One day, a filmmaker near you will be accepted In Competition to Cannes Court Métrage. That filmmaker will likely be young and resource starved. They will need the help of their generous family, friends, and local businesses to get them there, because Cannes is a very expensive place to stay, and some parts of the world are far, far away.

But that talented, resource starved filmmaker will miss out on the opportunity of a lifetime. Why? Because everyone will be tired of hearing about the 30 plus local filmmakers that get into Cannes each and every year. Just how much talent does this town have?!

Acceptance to the Cannes Short Film Corner is meaningless and requests to help attend it are wearing out the generosity of strangers.

I consider this piece an investment in the future of a genuinely talented filmmaker – whoever they are.

Conclusion

If you are accepted into the Cannes Short Film Corner, it does not mean your film is special. This is not a once-in-a-lifetime opportunity.

The Cannes Short Film Corner is a commercial film market, not a film festival. Acceptance is not based on artistic merit.

If you have a short film, and you paid the entry fee, you will be accepted. You, and everyone else.

Newbies and the uninitiated are confusing the Cannes Short Film Corner with either the Cannes Court Métrage Short Film Competition, or the Cannes Cinéfondation – either of which are worthwhile pursuits and represent the best short films of the year.

The rule of thumb is:

  • Accepted to the Cannes Court Métrage Competition, the Cannes Cinéfondation, International Critics’s Week, or Director’s Fortnight? Do everything can you to get there. Support any filmmaker who has this rare opportunity. They are gifted and their time has arrived.
  • Accepted to the Cannes Short Film Corner? Don’t misrepresent your film as an Official Selection, or In Competition. If it is expensive to get there, reconsider going  unless you just want to “be there” to experience the fun, or work really hard to network (set up your meetings weeks in advance). Anyone with a short film and the entry fee can get into the Short Film Corner.

Bonus: Hall of Shame

It’s not just first time filmmakers that get caught out. Here are some of my favorite personally verified encounters. All of these short films were not In Competition, but were only in the Short Film Corner:

The Trade Magazine

In 2016, I saw a film trade magazine (who should know better!) promote a filmmaker’s acceptance into the Cannes Short Film Corner with a full spread. A stunning feat, considering that particular filmmaker’s country had no films accepted In Competition that year!

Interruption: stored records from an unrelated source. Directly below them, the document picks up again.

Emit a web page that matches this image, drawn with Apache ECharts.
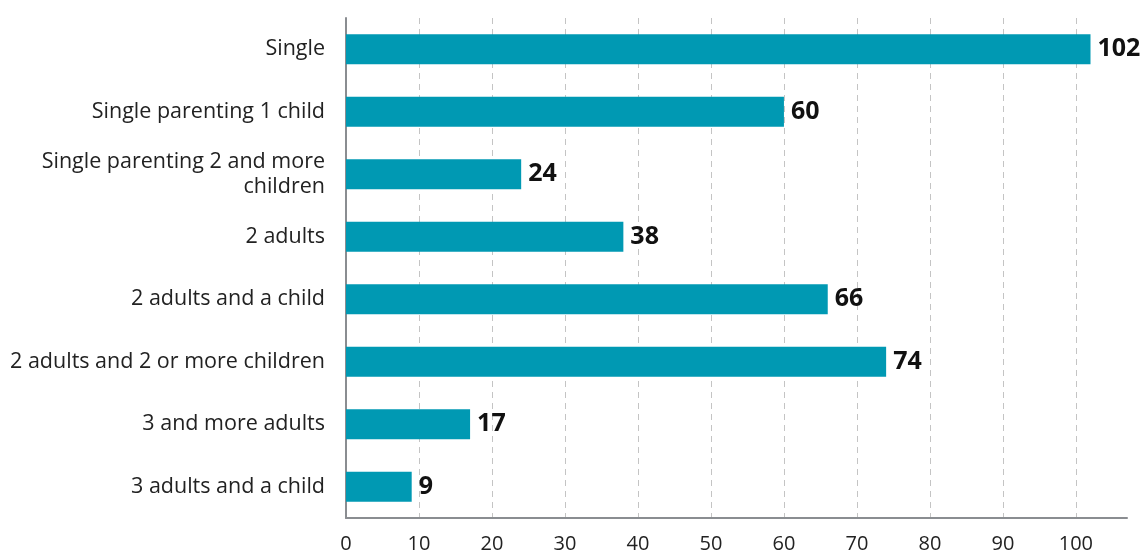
<!DOCTYPE html>
<html>
<head>
<meta charset="utf-8">
<script src="https://cdn.jsdelivr.net/npm/echarts@6/dist/echarts.min.js"></script>
<style>
html, body { margin: 0; padding: 0; background: #fff; }
#chart { width: 1141px; height: 554px; }
</style>
</head>
<body>
<div id="chart"></div>
<script>
const categories = ['Single', 'Single parenting 1 child', 'Single parenting 2 and more\nchildren', '2 adults', '2 adults and a child', '2 adults and 2 or more children', '3 and more adults', '3 adults and a child']
const values = [102, 60, 24, 38, 66, 74, 17, 9]

const chart = echarts.init(document.getElementById('chart'))
chart.setOption({
  animation: false,
  textStyle: { fontFamily: 'Open Sans' },
  grid: { left: 346, right: 14, top: 18, bottom: 36, containLabel: false },
  xAxis: {
    type: 'value',
    min: 0,
    max: 107,
    interval: 10,
    axisLine: { show: true, lineStyle: { color: '#8a8d91', width: 2 } },
    axisTick: { show: false },
    axisLabel: { fontSize: 20, color: '#222', margin: 16, showMaxLabel: false },
    splitLine: { show: true, showMinLine: false, showMaxLine: false, lineStyle: { color: '#c4c4c4', type: [6, 5], width: 1 } }
  },
  yAxis: {
    type: 'category',
    inverse: true,
    data: categories,
    axisLine: { show: true, lineStyle: { color: '#8a8d91', width: 2 } },
    axisTick: { show: false },
    axisLabel: { fontSize: 21.5, color: '#222', margin: 21, lineHeight: 25, align: 'right' }
  },
  series: [{
    type: 'bar',
    data: values,
    barWidth: 30,
    itemStyle: { color: '#0099b3' },
    label: { show: true, position: 'right', distance: 7, fontSize: 25, fontWeight: 'bold', color: '#111' }
  }]
})
</script>
</body>
</html>
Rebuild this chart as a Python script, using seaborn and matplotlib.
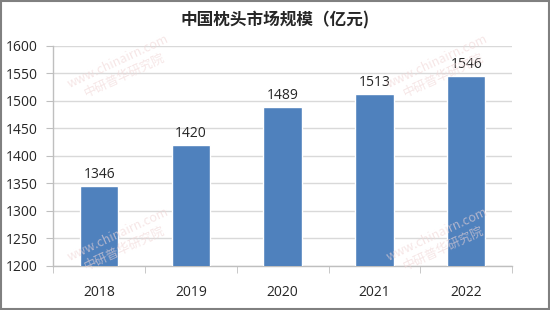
import matplotlib
matplotlib.use("Agg")
import matplotlib.pyplot as plt
import seaborn as sns
import pandas as pd
from matplotlib.patches import Rectangle

years = ["2018", "2019", "2020", "2021", "2022"]
values = [1346, 1420, 1489, 1513, 1546]
title = "中国枕头市场规模（亿元)"

sns.set_style("white")
plt.rcParams['font.family'] = ['Noto Sans CJK SC', 'DejaVu Sans']

df = pd.DataFrame({"year": years, "value": values})

fig = plt.figure(figsize=(5.5, 3.1), dpi=100)
ax = fig.add_axes([0.097, 0.142, 0.834, 0.71])

# faint watermarks
for (x, y) in [(0.22, 0.78), (0.80, 0.78), (0.22, 0.22), (0.80, 0.22)]:
    fig.text(x, y, "www.chinairn.com\n中研普华研究院", rotation=25, ha="center", va="center",
             fontsize=9, color="#f0d6d6", alpha=0.6, zorder=0)

sns.barplot(data=df, x="year", y="value", ax=ax, color="#4F81BD", saturation=1,
            width=0.42, zorder=3)
ax.set_ylim(1200, 1600)
ax.set_yticks(range(1200, 1601, 50))
ax.yaxis.grid(True, color="#D9D9D9", linewidth=1, zorder=0)
ax.set_axisbelow(True)
ax.set_xlabel("")
ax.set_ylabel("")
for s in ["top", "right"]:
    ax.spines[s].set_visible(False)
for s in ["left", "bottom"]:
    ax.spines[s].set_color("#BFBFBF")
    ax.spines[s].set_linewidth(1)

for lab in ax.get_yticklabels():
    lab.set_fontfamily(['Open Sans', 'DejaVu Sans'])
for lab in ax.get_xticklabels():
    lab.set_fontfamily(['Open Sans', 'DejaVu Sans'])
ax.tick_params(axis="y", labelsize=10, length=5, color="#BFBFBF", direction="out", left=True, pad=6)
ax.tick_params(axis="x", labelsize=10, length=0, pad=14)
# minor ticks at category boundaries
ax.set_xticks([i - 0.5 for i in range(len(years) + 1)], minor=True)
ax.tick_params(axis="x", which="minor", length=5, color="#BFBFBF", bottom=True, direction="out")
ax.set_xlim(-0.5, len(years) - 0.5)

for i, v in enumerate(values):
    ax.text(i, v + 7, str(v), ha="center", va="bottom", fontsize=10,
            family=['Open Sans', 'DejaVu Sans'], zorder=4)

fig.text(0.5, 0.935, title, ha="center", va="center", fontsize=12, fontweight="bold")

fig.patches.append(Rectangle((0.002, 0.003), 0.996, 0.994, transform=fig.transFigure,
                             fill=False, edgecolor="#808080", linewidth=1.5))

fig.savefig("out.png", dpi=100)
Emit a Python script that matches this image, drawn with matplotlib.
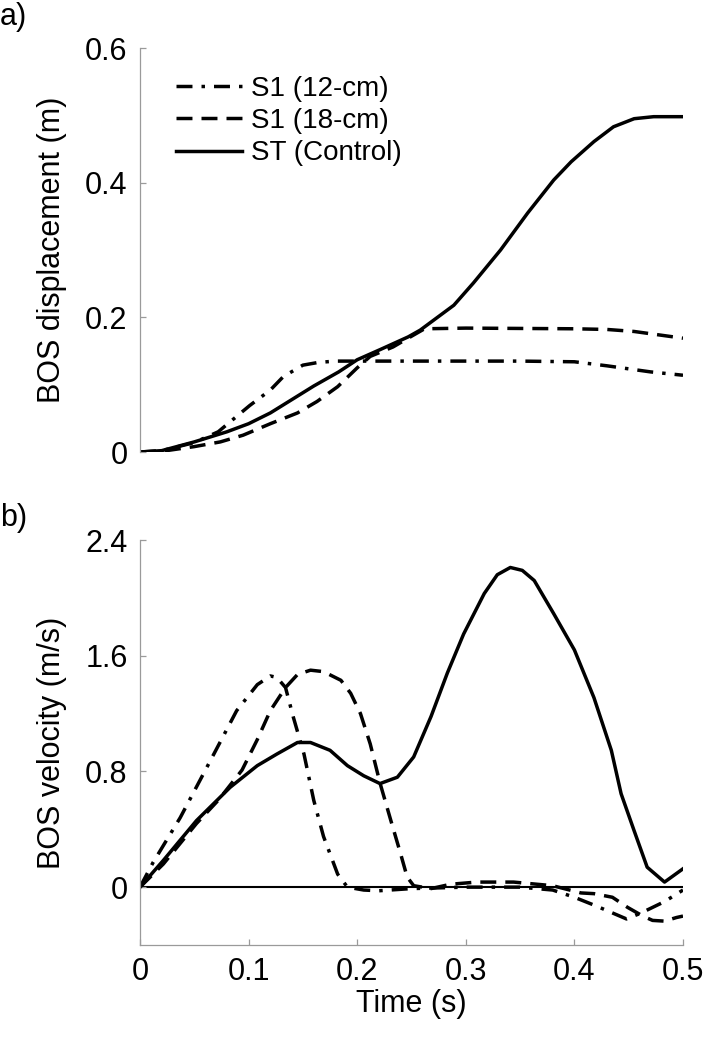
import numpy as np
import matplotlib
matplotlib.use("Agg")
import matplotlib.pyplot as plt

plt.rcParams['font.family'] = ['Liberation Sans', 'DejaVu Sans']

# ---- panel a) BOS displacement (m) ----
t_st_d = [0, 0.02, 0.05, 0.08, 0.10, 0.12, 0.14, 0.16, 0.183, 0.20, 0.221, 0.247,
          0.258, 0.289, 0.307, 0.332, 0.357, 0.381, 0.397, 0.418, 0.436, 0.455, 0.473, 0.5]
d_st = [0, 0.002, 0.015, 0.03, 0.042, 0.058, 0.078, 0.098, 0.119, 0.137, 0.152, 0.171,
        0.181, 0.218, 0.251, 0.300, 0.355, 0.404, 0.431, 0.461, 0.483, 0.495, 0.498, 0.498]

t_12_d = [0, 0.02, 0.05, 0.072, 0.101, 0.12, 0.132, 0.15, 0.164, 0.18, 0.25, 0.35,
          0.40, 0.43, 0.47, 0.5]
d_12 = [0, 0.002, 0.014, 0.030, 0.069, 0.092, 0.112, 0.129, 0.133, 0.135, 0.135, 0.135,
        0.134, 0.128, 0.119, 0.114]

t_18_d = [0, 0.02, 0.05, 0.074, 0.095, 0.12, 0.145, 0.163, 0.182, 0.20, 0.212, 0.233,
          0.249, 0.262, 0.30, 0.40, 0.43, 0.455, 0.5]
d_18 = [0, 0.001, 0.008, 0.015, 0.025, 0.042, 0.058, 0.075, 0.097, 0.125, 0.142, 0.156,
        0.171, 0.183, 0.184, 0.183, 0.182, 0.179, 0.169]

# ---- panel b) BOS velocity (m/s) ----
t_st_v = [0, 0.0215, 0.052, 0.083, 0.108, 0.126, 0.145, 0.157, 0.175, 0.191, 0.206, 0.221,
          0.237, 0.252, 0.268, 0.283, 0.298, 0.317, 0.329, 0.341, 0.352, 0.363, 0.381, 0.40,
          0.418, 0.434, 0.443, 0.455, 0.467, 0.483, 0.5]
v_st = [0, 0.185, 0.46, 0.69, 0.84, 0.92, 1.0, 1.0, 0.946, 0.84, 0.77, 0.716,
        0.76, 0.90, 1.18, 1.48, 1.75, 2.03, 2.16, 2.21, 2.19, 2.12, 1.89, 1.64,
        1.31, 0.946, 0.646, 0.39, 0.138, 0.035, 0.127]

t_12_v = [0, 0.012, 0.037, 0.068, 0.089, 0.108, 0.12, 0.126, 0.134, 0.141, 0.151, 0.16,
          0.169, 0.182, 0.191, 0.206, 0.22, 0.25, 0.30, 0.35, 0.38, 0.40, 0.42, 0.448,
          0.461, 0.483, 0.5]
v_12 = [0, 0.17, 0.48, 0.92, 1.22, 1.40, 1.46, 1.45, 1.38, 1.18, 0.92, 0.60,
        0.35, 0.09, 0.0, -0.02, -0.025, -0.01, 0.0, 0.0, -0.02, -0.07, -0.13, -0.22,
        -0.18, -0.10, -0.02]

t_18_v = [0, 0.0215, 0.052, 0.072, 0.094, 0.108, 0.12, 0.134, 0.145, 0.157, 0.169, 0.185,
          0.194, 0.203, 0.212, 0.221, 0.231, 0.24, 0.246, 0.252, 0.268, 0.286, 0.31, 0.344,
          0.38, 0.406, 0.418, 0.435, 0.449, 0.463, 0.472, 0.483, 0.494, 0.5]
v_18 = [0, 0.16, 0.44, 0.60, 0.81, 1.02, 1.22, 1.38, 1.47, 1.50, 1.49, 1.43,
        1.34, 1.20, 0.99, 0.72, 0.46, 0.23, 0.07, 0.01, -0.01, 0.02, 0.035, 0.035,
        0.01, -0.04, -0.045, -0.07, -0.14, -0.2, -0.23, -0.235, -0.21, -0.2]

labels = ['S1 (12-cm)', 'S1 (18-cm)', 'ST (Control)']

fig = plt.figure(figsize=(7.06, 10.5), dpi=100)
ax1 = fig.add_axes([140/706, 1-452/1050, 543/706, 404/1050])
ax2 = fig.add_axes([140/706, 1-945/1050, 543/706, 405/1050])

lw = 2.5
dashdot = (0, (4.6, 2.6, 1, 2.6))
dashed = (0, (4.6, 2.6))
spine_c = '#9a9a9a'
fs = 22

l1, = ax1.plot(t_12_d, d_12, color='black', lw=lw, linestyle=dashdot)
l2, = ax1.plot(t_18_d, d_18, color='black', lw=lw, linestyle=dashed)
l3, = ax1.plot(t_st_d, d_st, color='black', lw=lw, linestyle='-')

ax2.axhline(0, color='black', lw=1.5, zorder=1)
ax2.plot(t_12_v, v_12, color='black', lw=lw, linestyle=dashdot)
ax2.plot(t_18_v, v_18, color='black', lw=lw, linestyle=dashed)
ax2.plot(t_st_v, v_st, color='black', lw=lw, linestyle='-')

ax1.set_xlim(0, 0.5)
ax1.set_ylim(0, 0.6)
ax1.set_yticks([0, 0.2, 0.4, 0.6])
ax1.set_yticklabels(['0', '0.2', '0.4', '0.6'])
ax1.set_xticks([])
for s in ['top', 'right', 'bottom']:
    ax1.spines[s].set_visible(False)

ax2.set_xlim(0, 0.5)
ax2.set_ylim(-0.4, 2.4)
ax2.set_yticks([0, 0.8, 1.6, 2.4])
ax2.set_yticklabels(['0', '0.8', '1.6', '2.4'])
ax2.set_xticks([0, 0.1, 0.2, 0.3, 0.4, 0.5])
ax2.set_xticklabels(['0', '0.1', '0.2', '0.3', '0.4', '0.5'])
for s in ['top', 'right']:
    ax2.spines[s].set_visible(False)

for ax in (ax1, ax2):
    for s in ['left', 'bottom']:
        ax.spines[s].set_color(spine_c)
        ax.spines[s].set_linewidth(0.9)
    ax.tick_params(direction='in', length=4, width=0.9, color=spine_c,
                   labelsize=fs, pad=9)

ax1.set_ylabel('BOS displacement (m)', fontsize=fs)
ax2.set_ylabel('BOS velocity (m/s)', fontsize=fs)
ax2.set_xlabel('Time (s)', fontsize=fs, labelpad=1)
ax1.yaxis.set_label_coords(-0.135, 0.5)
ax2.yaxis.set_label_coords(-0.135, 0.5)

fig.text(0.0, 1-17/1050, 'a)', fontsize=fs, va='center', ha='left')
fig.text(0.0, 1-518/1050, 'b)', fontsize=fs, va='center', ha='left')

ax1.legend([l1, l2, l3], labels, loc='upper left', bbox_to_anchor=(0.045, 0.958),
           frameon=False, fontsize=20, handlelength=2.4, handletextpad=0.3,
           labelspacing=0.22, borderaxespad=0)

fig.savefig('out.png', dpi=100)
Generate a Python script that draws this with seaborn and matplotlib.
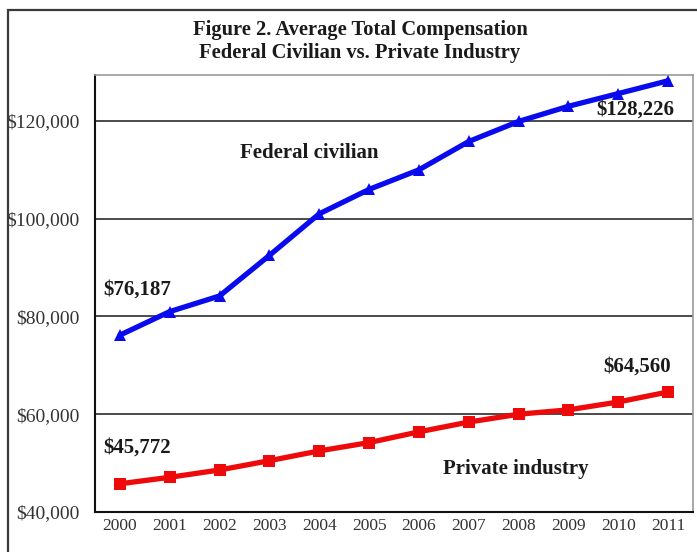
import matplotlib
matplotlib.use("Agg")
import matplotlib.pyplot as plt
from matplotlib.patches import Rectangle
import numpy as np
import pandas as pd
import seaborn as sns

# Average total compensation, federal civilian vs. private industry
years = [2000, 2001, 2002, 2003, 2004, 2005, 2006, 2007, 2008, 2009, 2010, 2011]
federal = [76187, 81000, 84200, 92500, 101000, 106000, 110000, 115800, 119900, 123000, 125600, 128226]
private = [45772, 47100, 48600, 50500, 52500, 54200, 56400, 58400, 60000, 60900, 62500, 64560]
series_names = ["Federal civilian", "Private industry"]
y_ticks = [40000, 60000, 80000, 100000, 120000]

df = pd.DataFrame({
    "pos": list(range(len(years))) * 2,
    "value": federal + private,
    "series": [series_names[0]] * len(years) + [series_names[1]] * len(years),
})

sns.set_style("white")
plt.rcParams["font.family"] = ["Liberation Serif", "DejaVu Serif"]

fig = plt.figure(figsize=(6.97, 5.52), dpi=100)
ax = fig.add_axes([95 / 697, 40 / 552, 598 / 697, 437 / 552])

sns.lineplot(
    data=df, x="pos", y="value", hue="series", style="series",
    palette={series_names[0]: "#0A0AEE", series_names[1]: "#EE0A0A"},
    markers={series_names[0]: "^", series_names[1]: "s"},
    dashes=False, linewidth=3.8, markersize=8.5, markeredgewidth=0,
    legend=False, ax=ax, zorder=3,
)

ax.set_xlim(-0.5, len(years) - 0.5)
ax.set_ylim(40000, 129400)
ax.set_xlabel("")
ax.set_ylabel("")

# category labels centred, tick marks on category boundaries
ax.set_xticks(range(len(years)))
ax.set_xticklabels([str(y) for y in years], fontsize=12.5, color="#333333")
ax.set_xticks(np.arange(-0.5, len(years)), minor=True)
ax.tick_params(axis="x", which="major", length=0, pad=4)
ax.tick_params(axis="x", which="minor", length=5, width=1.2, color="#222222", direction="out")

ax.set_yticks(y_ticks)
ax.set_yticklabels([f"${v:,.0f}" for v in y_ticks], fontsize=14, color="#333333")
ax.tick_params(axis="y", length=7, width=1.2, color="#222222", direction="out", pad=4)

ax.yaxis.grid(True, color="#1a1a1a", linewidth=1.1)
ax.set_axisbelow(True)

for side in ("left", "bottom"):
    ax.spines[side].set_color("#111111")
    ax.spines[side].set_linewidth(1.5)
for side in ("top", "right"):
    ax.spines[side].set_color("#9a9a9a")
    ax.spines[side].set_linewidth(1.2)

# end-point value labels
label_style = dict(fontsize=15, fontweight="bold", color="#1a1a1a",
                   textcoords="offset pixels", ha="center", va="center")
last = len(years) - 1
ax.annotate(f"${federal[0]:,.0f}", (0, federal[0]), xytext=(17, 46), **label_style)
ax.annotate(f"${federal[last]:,.0f}", (last, federal[last]), xytext=(-33, -29), **label_style)
ax.annotate(f"${private[0]:,.0f}", (0, private[0]), xytext=(17, 36), **label_style)
ax.annotate(f"${private[last]:,.0f}", (last, private[last]), xytext=(-31, 25), **label_style)

# series names
ax.text(3.8, 113450, series_names[0], fontsize=15, fontweight="bold",
        color="#1a1a1a", ha="center", va="center")
ax.text(7.95, 48800, series_names[1], fontsize=15, fontweight="bold",
        color="#1a1a1a", ha="center", va="center")

fig.text(0.5165, 1 - 30 / 552, "Figure 2. Average Total Compensation",
         fontsize=14.8, fontweight="bold", color="#1a1a1a", ha="center", va="center")
fig.text(0.5165, 1 - 53 / 552, "Federal Civilian vs. Private Industry",
         fontsize=14.8, fontweight="bold", color="#1a1a1a", ha="center", va="center")

# outer chart frame
fig.patches.append(Rectangle((8 / 697, -0.05), 1.0, 1.05 - 10 / 552,
                             transform=fig.transFigure, fill=False,
                             edgecolor="#3a3a3a", linewidth=1.6))

fig.savefig("out.png", dpi=100)
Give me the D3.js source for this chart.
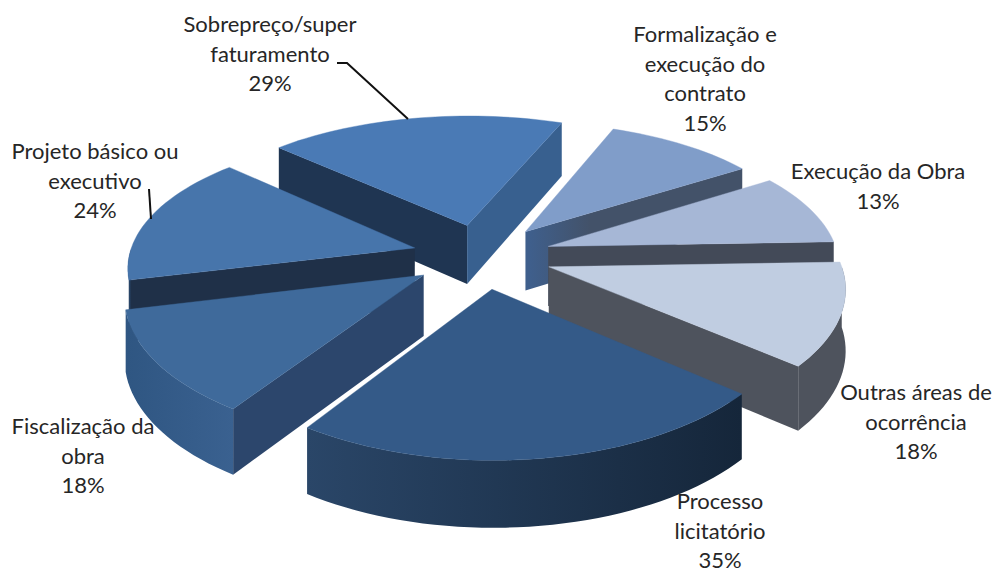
<!DOCTYPE html>
<html lang="pt">
<head>
<meta charset="utf-8">
<style>html,body{margin:0;padding:0;background:#fff}svg{display:block}</style>
<script src="https://cdn.jsdelivr.net/npm/d3@7/dist/d3.min.js"></script>
</head>
<body>
<svg id="c" width="993" height="572"></svg>
<script>
const categories = ["Sobrepreço/super faturamento","Formalização e execução do contrato","Execução da Obra","Outras áreas de ocorrência","Processo licitatório","Fiscalização da obra","Projeto básico ou executivo"];
const values = [29,15,13,18,35,18,24];
const percentLabels = ["29%","15%","13%","18%","35%","18%","24%"];
const labelLines = [["Sobrepreço/super","faturamento","29%"],["Formalização e","execução do","contrato","15%"],["Execução da Obra","13%"],["Outras áreas de","ocorrência","18%"],["Processo","licitatório","35%"],["Fiscalização da","obra","18%"],["Projeto básico ou","executivo","24%"]];
const labelX = [270,705,878,916,720,83,95];
const labelFirstBaseline = [32,42,179,400,509,434,159];
const topColors = ["#4a7ab5","#809dc9","#a6b7d6","#c0cde1","#345a88","#3f6a9b","#4775ab"];
const wallColors = ["#1f3552","#435269","#434a58","#4e535d","#15263a","#2c466c","#1f3048"];
const endWallLeft = ["#38608f","#3f5f8c","#434a58","#4e535d","#15263a","#2c466c","#1f3048"];
const endWallRight = ["#38608f","#435269","#434a58","#4e535d","#15263a","#2c466c","#1f3048"];
const outerLeft = ["#38608f","#3f5f8c","#434a58","#4e535d","#2a4668","#2f5682","#2f5682"];
const outerRight = ["#38608f","#435269","#434a58","#4e535d","#15263a","#3a6190","#1f3048"];
const radiusFactor = [1,0.985,1,1,1,1,0.985];

const W=993,H=572, cx=482, cy=256, R=290, explode=70, sq=0.463, px=0.13, py=0.15, depth=60;
const rad=d=>d*Math.PI/180;
const svg=d3.select("#c");
const defs=svg.append("defs");
const arcs=d3.pie().sort(null).startAngle(rad(-47)).endAngle(rad(313))(values);

function proj(a,r,mid,z){
  const X=r*Math.sin(a)+explode*Math.sin(mid);
  const V=-r*Math.cos(a)-explode*Math.cos(mid);
  const v=V/R;
  const sx=1/(1-px*v), sy=1/(1-py*v), sz=1+0.1*v;
  return [cx+X*sx, cy+V*sq*sy+z*sz];
}
const line=d3.line();
function sampled(a0,a1){const n=Math.max(2,Math.ceil((a1-a0)/rad(2)));return d3.range(n+1).map(i=>a0+(a1-a0)*i/n);}
function gradient(id,c0,c1,stop0){
  const grad=defs.append("linearGradient").attr("id",id).attr("x1","0").attr("x2","1").attr("y1","0").attr("y2","0");
  grad.append("stop").attr("offset",stop0).attr("stop-color",c0);
  grad.append("stop").attr("offset",stop0===0?1:0.3).attr("stop-color",c1);
}

const order=arcs.map((d,i)=>({d,i,mid:(d.startAngle+d.endAngle)/2}))
  .sort((a,b)=>(-Math.cos(a.mid))-(-Math.cos(b.mid)));

order.forEach(({d,i,mid})=>{
  const g=svg.append("g").attr("class","slice");
  const Ri=R*radiusFactor[i];
  gradient("outer"+i,outerLeft[i],outerRight[i],0);
  gradient("end"+i,endWallLeft[i],endWallRight[i],0.02);
  // radial walls: only those turned toward the viewer
  [[d.startAngle,wallColors[i],+1],[d.endAngle,"url(#end"+i+")",-1]].forEach(([a,col,sgn])=>{
    const poly=[proj(a,0,mid,0),proj(a,Ri,mid,0),proj(a,Ri,mid,depth),proj(a,0,mid,depth)];
    if(sgn*d3.polygonArea(poly)>0) g.append("path").attr("d",line(poly)+"Z").attr("fill",col);
  });
  // outer wall: front half of the rim only
  const pts=sampled(d.startAngle,d.endAngle).filter(a=>Math.cos(a)<0.02);
  if(pts.length>1){
    const poly=pts.map(a=>proj(a,Ri,mid,0)).concat(pts.slice().reverse().map(a=>proj(a,Ri,mid,depth)));
    g.append("path").attr("d",line(poly)+"Z").attr("fill","url(#outer"+i+")");
  }
  // top
  const rim=sampled(d.startAngle,d.endAngle).map(a=>proj(a,Ri,mid,0));
  g.append("path").attr("d",line([proj(0,0,mid,0),...rim])+"Z").attr("fill",topColors[i]).attr("stroke",topColors[i]).attr("stroke-width",0.4);
});

// leader lines
const leaderSource=[[[337,63],[347,63],[408,119]],[[149,189],[151,219]]];
leaderSource.forEach(p=>svg.append("path").attr("d",line(p)).attr("fill","none").attr("stroke","#111").attr("stroke-width",2));

// labels
const lineStep=29.5;
labelLines.forEach((lines,i)=>{
  const t=svg.append("text").attr("text-anchor","middle").attr("font-family","Lato, 'Open Sans', sans-serif").attr("font-size",22).attr("fill","#262626");
  lines.forEach((s,k)=>t.append("tspan").attr("x",labelX[i]).attr("y",labelFirstBaseline[i]+k*lineStep).text(s));
});
</script>
</body>
</html>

The Government Film Commission

Also in 2016, a Government funded film commission posted a puff piece to social media about a local director they were funding to get to Cannes for the Short Film Corner, using public money. Now, a film commission should definitely know better! Fortunately, sanity won – the film commission must have been tipped off, the post was removed and presumably the “lucky” filmmaker didn’t get their free trip. What is your tax money being wasted on?

The Radio Con Man

In 2013, a local student filmmaker conducted a very successful PR campaign to get himself over to Cannes after entering the Short Film Corner. A radio station fell for the routine and were determined to not let this local student’s amazing opportunity pass by (very sweet of them, actually). They organised a local old-school tailor to make him a bespoke suit, and transport to Cannes was provided by a local travel agent out of their own pocket.

At this point, the filmmaker was publicly called-out by experienced filmmakers, and informed of their “mistake”. Rather than admit his “mistake”, the student filmmaker played the victim, claiming he was bullied by less skilled, envious filmmakers, and went to Cannes anyway.

The radio station called the student for a live phone interview in Cannes, and asked, “Did you win any awards? When did you screen?”  The student’s cunning answer, “They’ve got my film screening around the clock down here at the Short Film Corner”. That was true – anyone who wanted to look up his film on a PC could sit down there and watch it around the clock.

The first of their kind

In 2008, a filmmaker – perhaps one of the first to misunderstand the Cannes Short Film Corner and take it all the way to the top – approached another government film commission for assistance to attend the Cannes Short Film Corner. Familiar with Cannes, and genuinely happy to help, they paid for the filmmaker’s transport to attend.

The businessman

The casual lie that “I screened at Cannes” runs deeper than just inside the filmmaking community. People are trading off it to get work.

I was recently cold-pitching an internet campaign to a businessman I know. He has a new brand and is trying to get traction.

“That sounds interesting,” he says, “but I’ll probably do something with my friend Bob. His film was screened at Cannes.”

I would have known Bob’s film if it actually screened at Cannes. But I did not. I knew Bob, but didn’t know he was a filmmaker either.

I sought out his film. It was terrible, the kind of thing you’d expect from someone who had no background in filmmaking. It was an unmanned home handycam job, with on-camera sound and no lights. Bob presented to camera himself.

What do you say, without looking like a sore loser? “That’s no achievement, every film I ever made also went to Cannes”. Or how about, “No, his film didn’t screen at Cannes. And everyone gets into Cannes”. Or even, “Bob’s film sucked. Badly.I’m offended you’d even put me in the same category”. No, you can’t say any of that without coming off like a jealous jerk. My new-found competitor had effectively bottled me up.

About the author – I’ve been filmmaking for over 30 years, starting as a Cinematographer and moving to Directing and Producing. I have made several films, achieved distribution multiple times, received over 20 meaningful awards, and been screened at hundreds of film festivals in every continent except Antarctica. I have never made a film worthy of the Cannes Court Métrage Competition. However, all of my short films since 2005 were accepted into the Cannes Short Film Corner and I never bothered to tell anyone because it’s just not worth talking about – I would look like a clueless fool to my peers.